When that happens, he applies himself to the craft of songwriting.

"I'm very pure about it. I don't approach it to write what's popular or what someone wants to hear." But he might write about a topic that's in the news or in response to something that an acquaintance is going through. He'll be inspired after hearing another song's odd chord change or a cool drum riff.

"The reason that my songwriting hits in a lot of different areas is because I write different songs for different reasons. Sometimes I'll settle for a trite lyric because that song isn't about the lyric — it's because I wanted to write this song in a minor key with 3/4 waltz time."

If a song speaks the truth, he says, it will contain some level of universality. "I try to put stuff in there that most people will say, 'I know just what that feels like' or 'I know just what he means' — whether it's in a funny way, quirky or poetic. I'm not just rhyming spaghetti and confetti because they rhyme. I want there to be some underlying thought or emotion there. I want to entertain myself and other people. I'm trying to connect with other people."

It's obviously working. But Iceberg is humble.

"I've been lucky enough that people who are better musicians than I am have seen something in my songs and come along for the ride and offer their services."

When they do, singers with prettier voices carefully wrap harmonies around Iceberg's voice, making the whole thing beautiful. And with so many area musicians contributing, the recordings sound uniquely of Kansas City.

"It's turned out to be such a blast working with these musicians," Iceberg says, "that I feel like I've captured a moment in time in Kansas City."

It's a remarkable accomplishment considering that Iceberg's main focus for most of his life has been on something other than music.


Iceberg was born Howard Eisberg in May 1947, to a housekeeper mother and a salesman father. They lived near 20th Street and Prospect, then moved south. The family always had enough, he says, but still seemed to struggle.
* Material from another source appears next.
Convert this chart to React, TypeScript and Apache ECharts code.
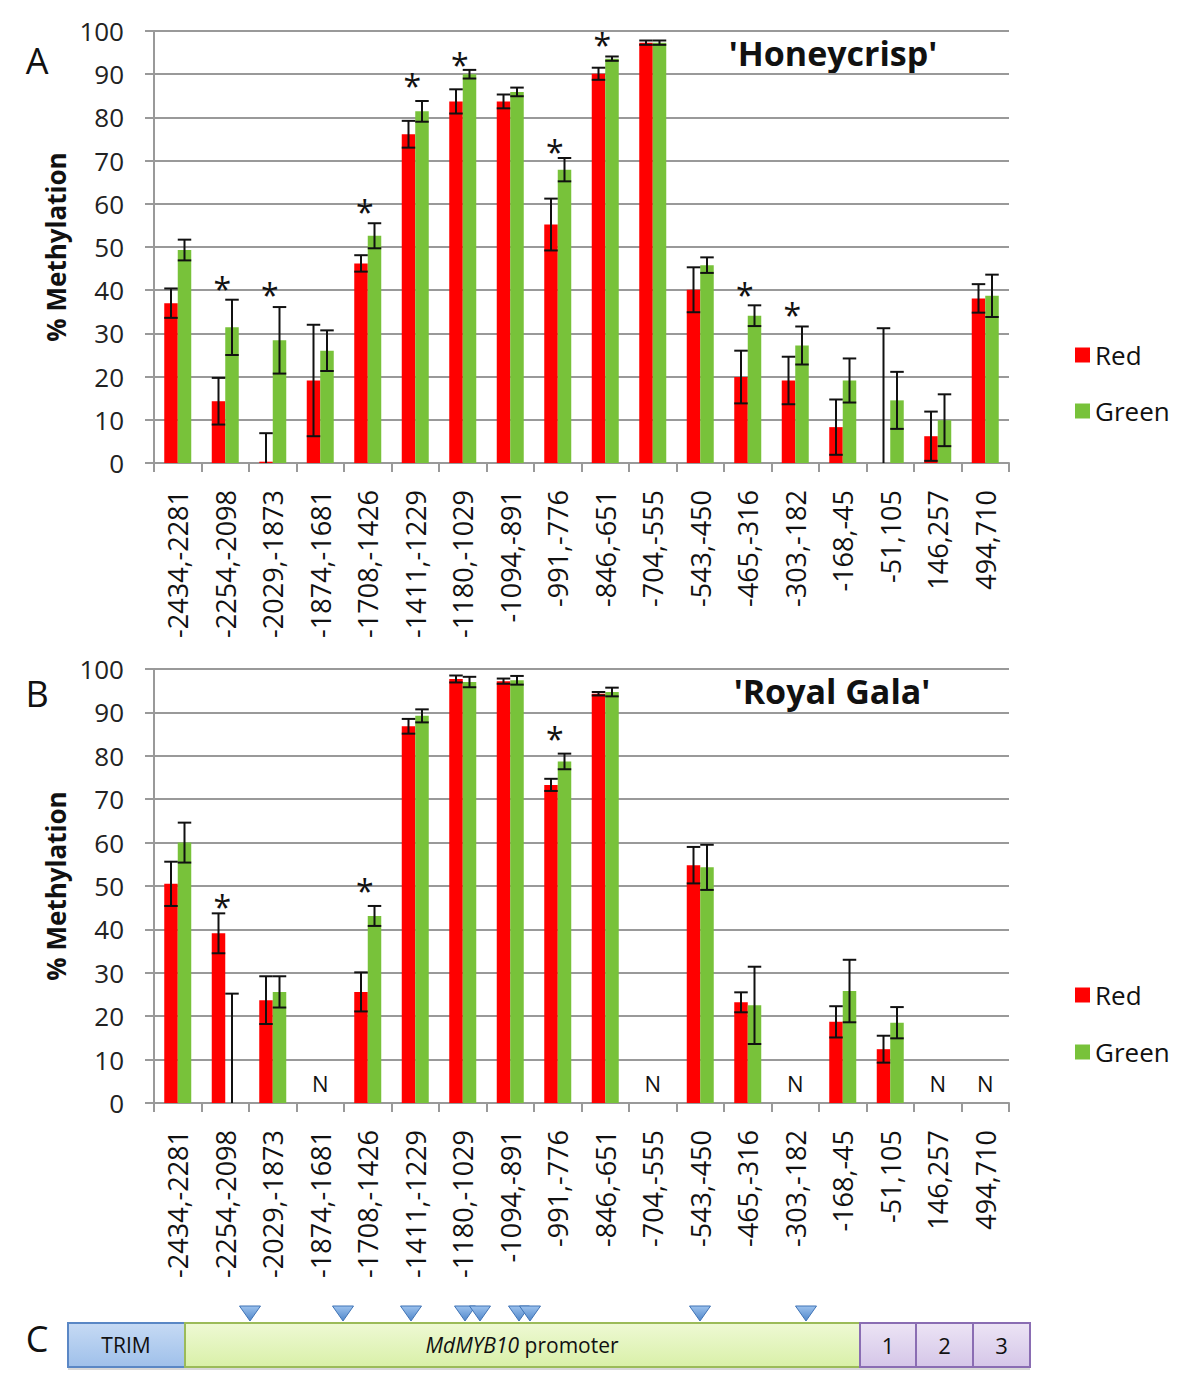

He went to junior high and high school in the Center School District, back when that part of town felt like distant suburbs.

Paredes remembers sitting in the school lunchroom and seeing Howard, two years older, walking down the hallways. Even then his hair was distinctively fuzzy. (Paredes says his high school relationship with Eisberg has been "overblown"; they recognized each other around the city's live-music clubs in the mid-1970s and didn't start playing together until a few years after that.)

Eisberg hit college during the Vietnam War years. On a full-ride scholarship to Washington University in St. Louis, he earned extra money by loading trucks and playing poker. And like many of his fellow students, he thought about changing the world.